Exactly retype the lines from the top of the data through the line containing "import numpy as np", leaving out every picture.

## STORED DATA
-*-

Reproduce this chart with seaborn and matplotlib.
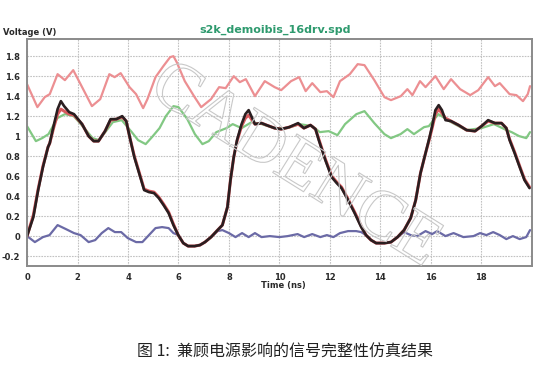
import matplotlib
matplotlib.use("Agg")
import matplotlib.pyplot as plt
import matplotlib.patheffects as pe
import seaborn as sns
import numpy as np

# supply rail (top, pink)
t_vdd = [0, 0.41, 0.7, 0.9, 1.21, 1.5, 1.83, 2.12, 2.57, 2.9, 3.26, 3.47, 3.71, 4.06, 4.32, 4.6,
         4.77, 5.09, 5.4, 5.67, 5.8, 5.93, 6.25, 6.64, 6.9, 7.29, 7.61, 7.87, 8.19, 8.43, 8.67, 9.03,
         9.42, 9.81, 10.07, 10.46, 10.78, 11.04, 11.3, 11.62, 11.88, 12.14, 12.4, 12.79, 13.1, 13.37,
         13.76, 14.16, 14.42, 14.81, 15.07, 15.27, 15.57, 15.79, 16.18, 16.51, 16.8, 17.16, 17.56,
         17.88, 18.27, 18.54, 18.73, 19.12, 19.39, 19.65, 19.84, 19.93]
v_vdd = [1.52, 1.29, 1.39, 1.42, 1.62, 1.56, 1.66, 1.52, 1.30, 1.37, 1.62, 1.59, 1.63, 1.49, 1.42, 1.28,
         1.37, 1.59, 1.70, 1.79, 1.80, 1.74, 1.55, 1.39, 1.29, 1.37, 1.49, 1.48, 1.60, 1.54, 1.57, 1.40,
         1.55, 1.49, 1.46, 1.55, 1.59, 1.45, 1.53, 1.44, 1.45, 1.39, 1.55, 1.62, 1.72, 1.71,
         1.56, 1.39, 1.36, 1.40, 1.47, 1.41, 1.55, 1.49, 1.60, 1.47, 1.57, 1.47, 1.41,
         1.46, 1.59, 1.50, 1.53, 1.42, 1.41, 1.35, 1.42, 1.50]

# second rail (green)
t_vdd2 = [0, 0.35, 0.6, 0.85, 1.2, 1.5, 1.85, 2.2, 2.6, 2.85, 3.1, 3.4, 3.75, 4.15, 4.4, 4.7, 4.95,
          5.25, 5.5, 5.8, 6.0, 6.35, 6.65, 6.95, 7.2, 7.5, 7.9, 8.15, 8.5, 8.9, 9.3, 9.8, 10.3, 10.8,
          11.3, 11.6, 11.95, 12.3, 12.6, 13.05, 13.37, 13.76, 14.16, 14.42, 14.8, 15.07, 15.33, 15.73,
          15.92, 16.3, 16.8, 17.4, 18.0, 18.5, 19.0, 19.2, 19.5, 19.78, 19.93]
v_vdd2 = [1.10, 0.95, 0.98, 1.02, 1.18, 1.22, 1.20, 1.10, 0.98, 0.96, 1.04, 1.14, 1.16, 1.04, 0.96, 0.92, 0.99,
          1.08, 1.20, 1.30, 1.29, 1.17, 1.02, 0.92, 0.95, 1.04, 1.08, 1.12, 1.08, 1.14, 1.12, 1.08, 1.08, 1.12,
          1.10, 1.04, 1.05, 1.01, 1.12, 1.22, 1.25, 1.13, 1.02, 0.98, 1.02, 1.07, 1.02, 1.09,
          1.10, 1.22, 1.14, 1.06, 1.08, 1.12, 1.06, 1.04, 1.00, 0.98, 1.04]

# signal, with and without power effects (black / red)
t_sig = [0, 0.25, 0.44, 0.63, 0.83, 0.9, 1.05, 1.21, 1.34, 1.47, 1.67, 1.86, 2.18, 2.44, 2.64, 2.83,
         3.09, 3.31, 3.54, 3.77, 3.93, 4.06, 4.25, 4.44, 4.64, 4.83, 5.03, 5.22, 5.41, 5.61, 5.8, 5.99,
         6.19, 6.38, 6.64, 6.85, 7.05, 7.29, 7.55, 7.74, 7.94, 8.06, 8.19, 8.32, 8.5, 8.65, 8.78, 9.03,
         9.29, 9.49, 9.81, 10.07, 10.39, 10.74, 10.97, 11.23, 11.43, 11.56, 11.82, 12.07, 12.27, 12.46,
         12.72, 12.98, 13.24, 13.43, 13.63, 13.83, 14.16, 14.42, 14.68, 14.94, 15.2, 15.4, 15.59, 15.79,
         15.92, 16.05, 16.18, 16.31, 16.44, 16.58, 16.8, 17.1, 17.42, 17.75, 18.01, 18.27, 18.54, 18.8,
         18.99, 19.12, 19.32, 19.52, 19.71, 19.91]
v_black = [0.0, 0.19, 0.46, 0.69, 0.89, 0.93, 1.10, 1.27, 1.35, 1.30, 1.24, 1.22, 1.12, 1.00, 0.95, 0.95,
           1.05, 1.17, 1.17, 1.20, 1.15, 1.00, 0.79, 0.63, 0.46, 0.44, 0.43, 0.38, 0.31, 0.23, 0.11, 0.01,
           -0.07, -0.10, -0.10, -0.09, -0.06, -0.01, 0.06, 0.11, 0.29, 0.56, 0.79, 0.96, 1.12, 1.22, 1.26, 1.12,
           1.13, 1.11, 1.08, 1.07, 1.09, 1.13, 1.08, 1.11, 1.07, 0.96, 0.76, 0.59, 0.53, 0.48,
           0.36, 0.23, 0.09, 0.01, -0.04, -0.07, -0.07, -0.06, -0.01, 0.06, 0.18, 0.36, 0.63, 0.83,
           0.96, 1.10, 1.26, 1.31, 1.26, 1.16, 1.15, 1.11, 1.06, 1.05, 1.10, 1.16, 1.13, 1.13,
           1.08, 0.96, 0.83, 0.69, 0.56, 0.48]
v_red = [0.0, 0.21, 0.47, 0.70, 0.89, 0.93, 1.08, 1.22, 1.27, 1.25, 1.22, 1.21, 1.12, 1.00, 0.95, 0.95,
         1.05, 1.16, 1.17, 1.19, 1.15, 1.00, 0.80, 0.64, 0.47, 0.45, 0.44, 0.39, 0.32, 0.24, 0.12, 0.01,
         -0.07, -0.10, -0.10, -0.09, -0.06, -0.01, 0.06, 0.11, 0.29, 0.56, 0.79, 0.95, 1.10, 1.18, 1.21, 1.12,
         1.13, 1.11, 1.08, 1.07, 1.09, 1.12, 1.08, 1.11, 1.07, 0.97, 0.77, 0.60, 0.54, 0.49,
         0.37, 0.24, 0.10, 0.01, -0.04, -0.07, -0.07, -0.06, -0.01, 0.06, 0.18, 0.36, 0.63, 0.83,
         0.95, 1.08, 1.22, 1.27, 1.23, 1.18, 1.15, 1.11, 1.06, 1.05, 1.10, 1.15, 1.13, 1.13,
         1.08, 0.97, 0.84, 0.70, 0.57, 0.49]

# ground bounce (blue)
t_gnd = [0, 0.31, 0.63, 0.89, 1.21, 1.54, 1.86, 2.12, 2.44, 2.7, 2.96, 3.22, 3.48, 3.73, 3.99, 4.32, 4.57,
         4.83, 5.09, 5.35, 5.61, 5.8, 6.0, 6.19, 6.38, 6.64, 6.85, 7.05, 7.29, 7.55, 7.74, 8.0, 8.26, 8.52,
         8.78, 9.03, 9.29, 9.62, 10.0, 10.33, 10.72, 10.98, 11.3, 11.62, 11.88, 12.14, 12.4, 12.72, 13.04,
         13.24, 13.43, 13.63, 13.83, 14.16, 14.42, 14.68, 14.94, 15.2, 15.46, 15.79, 16.05, 16.25, 16.58,
         16.9, 17.29, 17.69, 17.95, 18.2, 18.47, 18.73, 18.99, 19.25, 19.52, 19.78, 19.93]
v_gnd = [0.0, -0.06, -0.01, 0.01, 0.11, 0.07, 0.03, 0.01, -0.06, -0.04, 0.03, 0.08, 0.04, 0.04, -0.02, -0.06, -0.06,
         0.01, 0.08, 0.09, 0.08, 0.03, 0.01, -0.07, -0.10, -0.10, -0.09, -0.06, -0.01, 0.05, 0.06, 0.03, -0.01, 0.03,
         -0.01, 0.03, -0.01, 0.0, -0.01, 0.0, 0.02, -0.01, 0.02, -0.01, 0.01, -0.01, 0.03, 0.05, 0.05,
         0.04, 0.01, -0.04, -0.07, -0.07, -0.06, -0.01, 0.04, 0.01, 0.0, 0.05, 0.02, 0.05, 0.0,
         0.03, -0.01, 0.0, 0.03, 0.01, 0.04, 0.01, -0.03, 0.0, -0.03, -0.01, 0.06]

x_ticks = [0, 2, 4, 6, 8, 10, 12, 14, 16, 18]
y_ticks = [-0.2, 0, 0.2, 0.4, 0.6, 0.8, 1, 1.2, 1.4, 1.6, 1.8]
y_labels = ["-0.2", "0", "0.2", "0.4", "0.6", "0.8", "1", "1.2", "1.4", "1.6", "1.8"]

sns.set_style("white")
plt.rcParams['font.family'] = ['DejaVu Sans']

fig = plt.figure(figsize=(5.41, 3.66), dpi=100)
ax = fig.add_axes([0.05, 0.273, 0.933, 0.62])

sns.lineplot(x=t_vdd, y=v_vdd, ax=ax, color="#ec8f92", lw=1.6, estimator=None, sort=False)
sns.lineplot(x=t_vdd2, y=v_vdd2, ax=ax, color="#82c883", lw=1.6, estimator=None, sort=False)
sns.lineplot(x=t_gnd, y=v_gnd, ax=ax, color="#6b6aa6", lw=1.6, estimator=None, sort=False)
sns.lineplot(x=t_sig, y=v_red, ax=ax, color="#d85a5e", lw=2.2, estimator=None, sort=False)
sns.lineplot(x=t_sig, y=v_black, ax=ax, color="#2a1e20", lw=1.9, estimator=None, sort=False)

ax.set_xlim(0, 20)
ax.set_ylim(-0.3, 1.97)
ax.set_xticks(x_ticks)
ax.set_xticklabels([str(x) for x in x_ticks])
ax.set_yticks(y_ticks)
ax.set_yticklabels(y_labels)
ax.tick_params(length=0, labelsize=6, colors="#2a2a2a", pad=5)
for lab in ax.get_xticklabels() + ax.get_yticklabels():
    lab.set_fontweight("bold")
ax.grid(True, color="#c2c2c2", linestyle=(0, (1.5, 1)), linewidth=0.8)
for s in ax.spines.values():
    s.set_color("#8a8a8a")
    s.set_linewidth(1.4)
ax.set_xlabel("")
ax.set_ylabel("")

fig.text(0.006, 0.912, "Voltage (V)", fontsize=6, fontweight="bold", color="#2a2a2a", va="center")
fig.text(0.508, 0.918, "s2k_demoibis_16drv.spd", fontsize=8, fontweight="bold", color="#2e9a6e",
         ha="center", va="center")
fig.text(0.523, 0.221, "Time (ns)", fontsize=6, fontweight="bold", color="#2a2a2a", ha="center", va="center")

# watermark
fig.text(0.545, 0.545, "CADENCE", fontsize=50, family="Liberation Serif", rotation=-32,
         ha="center", va="center", color=(1, 1, 1, 0),
         path_effects=[pe.withStroke(linewidth=0.8, foreground="#c8c8c8")])

fig.text(0.527, 0.038, "图 1:  兼顾电源影响的信号完整性仿真结果", fontsize=11.5,
         family=["Noto Sans CJK SC", "DejaVu Sans"], style="italic", color="#222222",
         ha="center", va="center")

fig.savefig("out.png", dpi=100)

-*-

## CORRECT RESPONSE
Reproduce this chart with seaborn and matplotlib.
import matplotlib
matplotlib.use("Agg")
import matplotlib.pyplot as plt
import matplotlib.patheffects as pe
import seaborn as sns
import numpy as np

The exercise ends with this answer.